Caledonia eyes US$309m funding for Bilboes gold project

Business Writer

VICTORIA Falls Stock Exchange Listed (VFEX) Caledonia Mining Corporation says it will soon be filling a Preliminary Economic Assessment (PEA) in line with Canada’s National Instrument 43 -101 – standards of disclosure for mineral projects for a single-phased development of Bilboes’ Gold Limited Project in Matabeleland North.

PEA is the first comprehensive economic evaluation of a mining exploration project. It provides crucial insights into a project’s potential economic viability and associated risks, thereby informing investment decisions.

As such, Caledonia’s PEA reflects the work that has been done by its consultants over the period since Bilboes was acquired by Caledonia.

Caledonia acquired Bilboes’ Gold Limited Project assets in January 2023 for US$53,3 million from businessman Victor Gapare.

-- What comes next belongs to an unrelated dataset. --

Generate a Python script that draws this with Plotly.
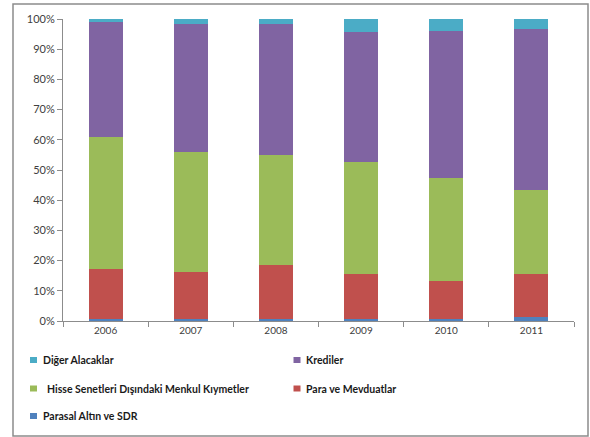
import plotly.graph_objects as go

years = ["2006", "2007", "2008", "2009", "2010", "2011"]

# Shares of each asset class (percent of total)
parasal_altin_sdr = [0.5, 0.5, 0.8, 0.8, 0.8, 1.4]
para_mevduat = [16.6, 15.8, 17.7, 14.9, 12.6, 14.3]
hisse_disi_menkul = [43.8, 39.6, 36.6, 37.0, 34.0, 27.7]
krediler = [38.0, 42.3, 43.1, 43.1, 48.5, 53.2]
diger_alacaklar = [1.1, 1.8, 1.8, 4.2, 4.1, 3.4]

series = [
    ("Parasal Altın ve SDR", parasal_altin_sdr, "#4F81BD"),
    ("Para ve Mevduatlar", para_mevduat, "#C0504D"),
    ("Hisse Senetleri Dışındaki Menkul Kıymetler", hisse_disi_menkul, "#9BBB59"),
    ("Krediler", krediler, "#8064A2"),
    ("Diğer Alacaklar", diger_alacaklar, "#4BACC6"),
]

W, H = 590, 437
L, R, T, B = 63, 16, 19, 116
PW, PH = W - L - R, H - T - B
FONT = "Lato"


def px_x(x):
    return (x - L) / PW


def px_y(y):
    return (H - B - y) / PH


fig = go.Figure()
for name, vals, color in series:
    fig.add_trace(go.Bar(x=years, y=vals, name=name, marker_color=color,
                         marker_line_width=0, showlegend=False))

# Legend laid out in two columns: (square centre x, centre y, text start x)
legend_slots = {
    "Diğer Alacaklar": (33.5, 360, 41),
    "Krediler": (297, 360, 304),
    "Hisse Senetleri Dışındaki Menkul Kıymetler": (33.5, 388.5, 45),
    "Para ve Mevduatlar": (297, 388.5, 304),
    "Parasal Altın ve SDR": (33.5, 416, 41),
}
shapes = [dict(type="rect", xref="paper", yref="paper",
               x0=px_x(13), x1=px_x(588), y0=px_y(436), y1=px_y(4),
               line=dict(color="#8c8c8c", width=1.5), fillcolor="rgba(0,0,0,0)",
               layer="below")]
annotations = []
for name, vals, color in series:
    cx, cy, tx = legend_slots[name]
    shapes.append(dict(type="rect", xref="paper", yref="paper",
                       x0=px_x(cx - 3.5), x1=px_x(cx + 3.5),
                       y0=px_y(cy + 3), y1=px_y(cy - 3),
                       fillcolor=color, line=dict(width=0)))
    annotations.append(dict(text=name, xref="paper", yref="paper",
                            x=px_x(tx), y=px_y(cy), xanchor="left", yanchor="middle",
                            showarrow=False, xshift=0,
                            font=dict(family=FONT, size=10.5, color="#1a1a1a",
                                      weight="bold")))

fig.update_layout(
    width=W, height=H,
    margin=dict(l=L, r=R, t=T, b=B, autoexpand=False),
    barmode="stack", barnorm="percent", bargap=0.6,
    paper_bgcolor="white", plot_bgcolor="white",
    showlegend=False,
    font=dict(family=FONT, size=11, color="#404040"),
    shapes=shapes,
    annotations=annotations,
)
fig.update_yaxes(range=[0, 100], dtick=10, ticksuffix="%", showgrid=False,
                 showline=True, linecolor="#8c8c8c", linewidth=1,
                 ticks="outside", ticklen=5, tickcolor="#8c8c8c",
                 tickfont=dict(family=FONT, size=11, color="#404040"), zeroline=False)
fig.update_xaxes(type="category", showgrid=False, showline=True, linecolor="#8c8c8c",
                 linewidth=1, ticks="outside", tickson="boundaries", ticklen=5,
                 tickangle=0, tickcolor="#8c8c8c",
                 tickfont=dict(family=FONT, size=10, color="#404040"))

fig.write_html("out.html")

According to Caledonia, the main change to the project development plan relates to the proposed construction of the Tailings Storage Facility (“TSF”), which will now be constructed on a modular basis to reduce the initial capital expenditure and therefore improve the economic returns.

The revised approach to the TSF constitutes a “significant change” to the project and requires the preparation of an entirely new technical and economic study.

Bilboes project is expected to yield an estimated 1,5 million ounces of gold based on measured and indicated mineral resources over an initial 10-year life of mine at a sustaining cost of US$968 per ounce.

In an interview with Proactive London, Caledonia Mining Corporation chief executive Mark Learmonth said the results of the evaluation confirmed that the single-phase development option, which incorporates rephased capital spending, revised costs aligned to updated gold prices is expected to offer more appealing returns than multi-phased development options.

“We have been working quite hard to look at various ways to commercialise the property, with quite a simple view, to maximise the uplift in NPV per Caledonia share, taking into account the funding of the project.

“Over the next nine months, the company intends to upgrade the confidence level of the study in respect of the TSF.

“We looked at multiple permutations, single phase, two-step approach, three-step approach and we have now decided to take the single-step approach that gives by far the best uplift for Caledonia shareholders than a multi-phase approach.

“What we are doing over the next six months or so, maybe early next year will be to take the existing body of work that we have done, which is to a PEA level, upgrade that to a feasibility study.

“The key area of work will be to upgrade the work in respect of the tailings facility, which is probably the biggest single capex component. It’s about US$75 million,” said Learmonth.

Learmonth highlighted that the peak funding for the project, which is the same as the NPV is about US$309 million, taking into account the initial capital spending, which is significantly more than Caledonia’s current market capitalisation.

Net present value (NPV) is a financial metric that seeks to capture the total value of an investment opportunity.

The idea behind NPV is to project all of the future cash inflows and outflows associated with an investment, discount all those future cash flows to the present day, and then add them together.

Learmonth said Caledonia had appointed an advisor to help come up with internal ideas regarding debt, and subsequently begin to reach out to debt providers.

“So, we are running the process in parallel, both upgrading the work we have done to a feasibility study and now beginning to engage with debt providers.

“While those two work streams go in parallel, that does not necessarily mean that they come to an end at the same time. Whilst we have got some control over the timing of the feasibility study, we have a lot less control over the speed at which the financiers may progress, but the two are happening broadly in parallel,” he said.

Learmonth said the build phase will likely take two years to complete.